JP Morgan Chase is purchasing Washington Mutual assets and deposits for a one-time payment of $1.9 billion to the FDIC. Morgan expects immediate income from the acquisition and 70 cents per share by 2011. No one seems to be asking, however, how Morgan can generate revenues from the purchase of a collapsing bank.
As of June 30, 2008, WAMU had $310B in assets, including $7B cash and $231B in loans ($8B allowance for bad debt). The bank had $283B in total liabilities, including $182B in deposits, leaving $26B in equity. Just since September 15, depositors have withdrawn $16.7B and the bank was facing a $19B writedown on the loan portfolio for the quarter.
Therefore, a guess at WAMU's books today puts assets at $291B, liabilities at $264B and equity at $27B, hardly a dire position. However, Morgan intends to write down an additional $31B of the loans, meaning their estimate of equity is -$4B, a guess the FDIC seems to agree with, thus today's seizure.
According to Bloomberg, Morgan is only taking $176B of the loan portfolio, leaving $55B to the FDIC. Since WAMU was going to write down $19B of that, we can safely assume the FDIC will be left with less than $36B in loans with which to satisfy all WAMU liabilities other than the deposits which Morgan is taking on.
So, with just the loan portfolio (valued by Morgan) and bank assets ($23B), and using only the drop in deposits since September 15, JP Morgan is receiving equity of $3B for the low, low price of $1.9B. Nothing says, “we're cutting the fat hog in the ass,” like a billion dollar profit at closing.

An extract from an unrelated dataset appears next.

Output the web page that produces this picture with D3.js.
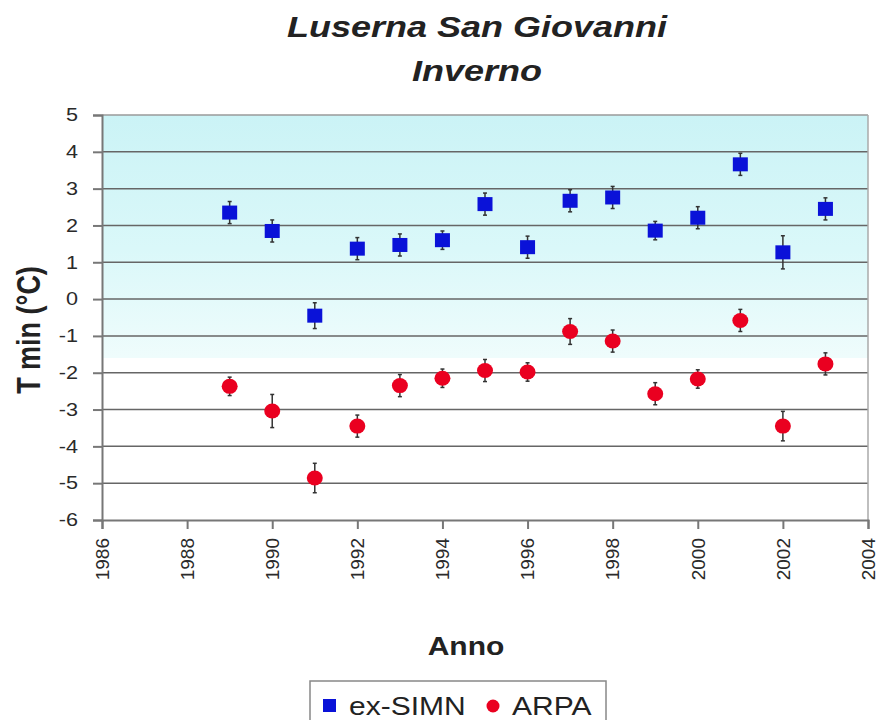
<!DOCTYPE html>
<html>
<head>
<meta charset="utf-8">
<script src="https://cdnjs.cloudflare.com/ajax/libs/d3/7.8.5/d3.min.js"></script>
<style>
  body { margin: 0; background: #fff; }
  text { font-family: "Liberation Sans", Arial, sans-serif; fill: #222; }
</style>
</head>
<body>
<div class="chart"></div>
<script>
// Data
var years = [1989, 1990, 1991, 1992, 1993, 1994, 1995, 1996, 1997, 1998, 1999, 2000, 2001, 2002, 2003];
var simnValues = [2.35, 1.85, -0.45, 1.37, 1.47, 1.6, 2.58, 1.41, 2.67, 2.76, 1.86, 2.21, 3.66, 1.27, 2.45];
var simnErrors = [0.3, 0.3, 0.35, 0.3, 0.3, 0.25, 0.3, 0.3, 0.3, 0.3, 0.25, 0.3, 0.3, 0.45, 0.3];
var arpaValues = [-2.37, -3.04, -4.86, -3.45, -2.35, -2.15, -1.94, -1.98, -0.88, -1.14, -2.57, -2.17, -0.58, -3.45, -1.76];
var arpaErrors = [0.25, 0.45, 0.4, 0.3, 0.3, 0.25, 0.3, 0.25, 0.35, 0.3, 0.3, 0.25, 0.3, 0.4, 0.3];
var xTicks = [1986, 1988, 1990, 1992, 1994, 1996, 1998, 2000, 2002, 2004];
var yTicks = [-6, -5, -4, -3, -2, -1, 0, 1, 2, 3, 4, 5];

var svgWidth = 878;
var svgHeight = 720;
var stretch = 1.2; // the picture is wider than tall, text looks stretched

var margin = { top: 115, right: 10, bottom: 200, left: 102 };
var width = svgWidth - margin.left - margin.right;
var height = svgHeight - margin.top - margin.bottom;

var svg = d3.select(".chart")
  .append("svg")
  .attr("width", svgWidth)
  .attr("height", svgHeight);

var defs = svg.append("defs");
var grad = defs.append("linearGradient")
  .attr("id", "bg")
  .attr("x1", 0).attr("y1", 0).attr("x2", 0).attr("y2", 1);
grad.append("stop").attr("offset", "0%").attr("stop-color", "#cbf3f6");
grad.append("stop").attr("offset", "55%").attr("stop-color", "#daf8f9");
grad.append("stop").attr("offset", "100%").attr("stop-color", "#effcfc");

var chartGroup = svg.append("g")
  .attr("transform", `translate(${margin.left}, ${margin.top})`);

// Scales
var xScale = d3.scaleLinear().domain([1986, 2004]).range([0, width]);
var yScale = d3.scaleLinear().domain([-6, 5]).range([height, 0]);

// Shaded background (upper part of plot area)
chartGroup.append("rect")
  .attr("x", 0)
  .attr("y", 0)
  .attr("width", width)
  .attr("height", yScale(-1.6))
  .attr("fill", "url(#bg)");

// Grid lines
chartGroup.selectAll(".grid")
  .data(yTicks.filter(d => d > -6))
  .enter()
  .append("line")
  .attr("class", "grid")
  .attr("x1", 0)
  .attr("x2", width)
  .attr("y1", d => yScale(d))
  .attr("y2", d => yScale(d))
  .attr("stroke", d => d === 5 ? "#9a9a9a" : "#666")
  .attr("stroke-width", 1.5);

// right border
chartGroup.append("line")
  .attr("x1", width).attr("x2", width)
  .attr("y1", 0).attr("y2", height)
  .attr("stroke", "#aaa")
  .attr("stroke-width", 1.5);

// Axes (plain hyphen for negatives, like the original)
var leftAxis = d3.axisLeft(yScale).tickValues(yTicks).tickSize(9).tickPadding(0)
  .tickFormat(d => String(d));
var bottomAxis = d3.axisBottom(xScale).tickValues(xTicks).tickSize(9)
  .tickFormat(d => String(d));

var yAxisG = chartGroup.append("g").call(leftAxis);
yAxisG.selectAll("text")
  .attr("x", -20)
  .attr("font-size", 18)
  .attr("transform", `scale(${stretch},1)`)
  .style("font-family", "Liberation Sans, Arial, sans-serif")
  .style("fill", "#2a2a2a");

var xAxisG = chartGroup.append("g")
  .attr("transform", `translate(0, ${height})`)
  .call(bottomAxis);
xAxisG.selectAll("text")
  .attr("x", -18)
  .attr("y", 0)
  .attr("dy", "0.33em")
  .attr("text-anchor", "end")
  .attr("font-size", 19)
  .attr("transform", "rotate(-90)")
  .style("font-family", "Liberation Sans, Arial, sans-serif")
  .style("fill", "#2a2a2a");

[yAxisG, xAxisG].forEach(function(g) {
  g.select(".domain").attr("stroke", "#777").attr("stroke-width", 2);
  g.selectAll(".tick line").attr("stroke", "#777").attr("stroke-width", 2);
});

// Error bars
function drawErrors(values, errors, cls) {
  var g = chartGroup.append("g").attr("class", cls);
  g.selectAll("line.bar")
    .data(years)
    .enter()
    .append("line")
    .attr("class", "bar")
    .attr("x1", d => xScale(d))
    .attr("x2", d => xScale(d))
    .attr("y1", (d, i) => yScale(values[i] + errors[i]))
    .attr("y2", (d, i) => yScale(values[i] - errors[i]))
    .attr("stroke", "#333")
    .attr("stroke-width", 1.5);
  [1, -1].forEach(function(s) {
    g.selectAll("line.cap" + s)
      .data(years)
      .enter()
      .append("line")
      .attr("x1", d => xScale(d) - 2)
      .attr("x2", d => xScale(d) + 2)
      .attr("y1", (d, i) => yScale(values[i] + s * errors[i]))
      .attr("y2", (d, i) => yScale(values[i] + s * errors[i]))
      .attr("stroke", "#333")
      .attr("stroke-width", 1.5);
  });
}
drawErrors(simnValues, simnErrors, "err-simn");
drawErrors(arpaValues, arpaErrors, "err-arpa");

// ex-SIMN squares
chartGroup.selectAll(".simn")
  .data(years)
  .enter()
  .append("rect")
  .attr("class", "simn")
  .attr("x", d => xScale(d) - 7.5)
  .attr("y", (d, i) => yScale(simnValues[i]) - 7)
  .attr("width", 15)
  .attr("height", 14)
  .attr("fill", "#0a12d8");

// ARPA circles
chartGroup.selectAll(".arpa")
  .data(years)
  .enter()
  .append("ellipse")
  .attr("class", "arpa")
  .attr("cx", d => xScale(d))
  .attr("cy", (d, i) => yScale(arpaValues[i]))
  .attr("rx", 8)
  .attr("ry", 7.5)
  .attr("fill", "#ea0020");

// Titles
function stretchedText(x, y, str, size, weight, style, anchor) {
  return svg.append("text")
    .attr("transform", `translate(${x}, ${y}) scale(${stretch},1)`)
    .attr("text-anchor", anchor || "middle")
    .attr("font-size", size)
    .attr("font-weight", weight)
    .attr("font-style", style)
    .text(str);
}
stretchedText(477, 37, "Luserna San Giovanni", 30, "bold", "italic");
stretchedText(477, 81, "Inverno", 30, "bold", "italic");
stretchedText(466, 655, "Anno", 25, "bold", "normal");

// y axis label
svg.append("text")
  .attr("transform", `translate(40, 330) scale(${stretch},1) rotate(-90)`)
  .attr("text-anchor", "middle")
  .attr("font-size", 27)
  .attr("font-weight", "bold")
  .text("T min (°C)");

// Legend
var legend = svg.append("g");
legend.append("rect")
  .attr("x", 310)
  .attr("y", 681)
  .attr("width", 296)
  .attr("height", 60)
  .attr("fill", "#fff")
  .attr("stroke", "#888")
  .attr("stroke-width", 1.5);
legend.append("rect")
  .attr("x", 323).attr("y", 699)
  .attr("width", 13).attr("height", 13)
  .attr("fill", "#0a12d8");
legend.append("circle")
  .attr("cx", 493).attr("cy", 706)
  .attr("r", 6.5)
  .attr("fill", "#ea0020");
stretchedText(349, 715, "ex-SIMN", 25, "normal", "normal", "start");
stretchedText(512, 715, "ARPA", 25, "normal", "normal", "start");
</script>
</body>
</html>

But, wait, there's more! As of June 30, WAMU had $283B in liabilities, but Morgan's only taking somewhere around $164B. Who is going to cover the other $119B? If you guessed, “ME!”, you're right. $119B, less the $17B already withdrawn, less $36B (WAMU estimated) in loans not taken by Morgan leaves $66B that you (me, we) get to pay for. Even if the FDIC repudiates the debt, we get it in the long run.